There is no obvious link to the method of the study, but the text of the study
seems to imply that these tasks are some variation of "How well can you
perform a task on a slightly outdated version of Microsoft Office", which
these days is not widely used outside of bureaucracies, and therefore likely
to be unfamiliar to most people (even for _n_x-based programmers such as
myself)

I suspect if you were to give users relatively advanced tasks related to
social media, online shopping, or device configuration you would get much more
positive results.

------
mikeash
There’s lots of discussion here about UI design and intuitive interfaces in
here, but not much about training.

Computers are, by far, the most complicated machines that people are expected
to be able to operate without any training whatsoever. Is that actually
reasonable?

It really sticks out for me in the workplace. So many jobs require computer
use. So many of the people in those jobs have no idea how to use them. They
muddle through on a combination of habit and tribal knowledge, and call for
help the moment anything different happens.

Consider jobs that require operating a car. It’s expected that someone hired
for this job already knows how to drive. If they dont, they either won’t be
hired or they’ll be required to complete training to learn how to operate this
equipment.

Yet if you replace “drive a car” with “operate a computer,” usually they don’t
care. Just try your best, and call IT for help.

Making intuitive interfaces that anyone can pick up and use is great, don’t
get me wrong. But I feel like we try to take it to impossible places.

------
PeterStuer
You would think it would follow a Pareto distribution, so how is this 'Worse
than you think"?

Now I do get the article itself is more about the level of computer literacy
rather than the distribution, and that things like the mean skill might be way
below where you think it is.

Part of my pet peeves about 'modern' systems is the indiscoverability. There
was a glorious time in between the magic incantations command line and obscure
multi key keyboard presses, and the wiz bang of of secret hand and finger
gestures, where there was a universal compact meta system of menus and dialog
boxes that while it could be extensive, allowed for browsing through all the
command option in a discoverable way (and yes, I am over-glorifying).

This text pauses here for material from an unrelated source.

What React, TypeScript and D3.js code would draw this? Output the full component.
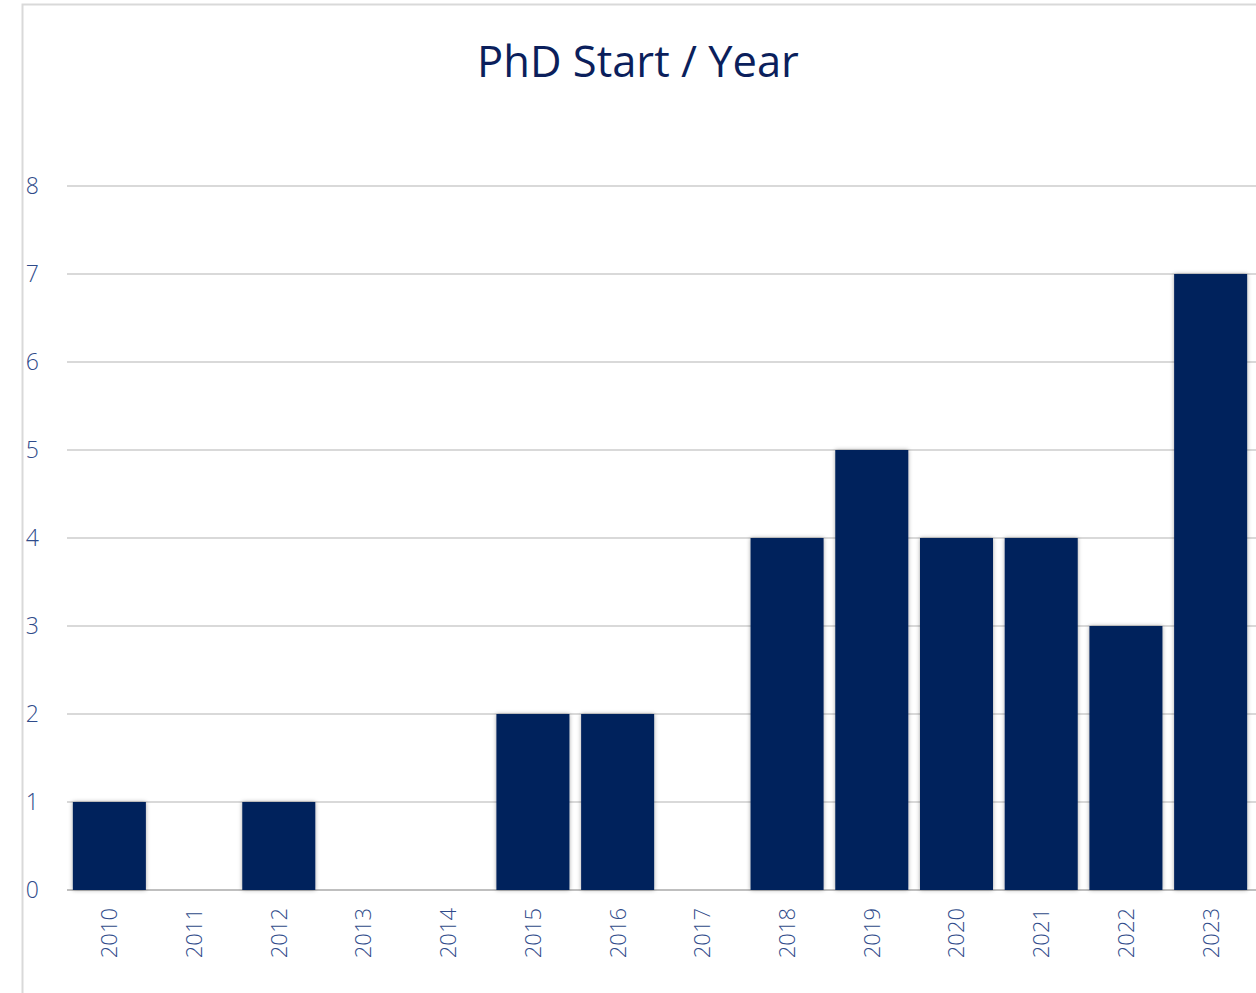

We somewhere seem to have lost this. It is not about the command prompt vs
menus vs gestures. It is about having a clear and universal road to discovery
when you do not know what and how some command can be given.

------
nitwit005
I'd be cautious of this sort of study. Just as many of us Google how to do
things, people can offen figure out enough to get things done with the help of
those around them. The staff at fast food restaurants and call centers
generally seem to muddle through.

Similarly, kids seem to figure out video game problems that would stump many
adults.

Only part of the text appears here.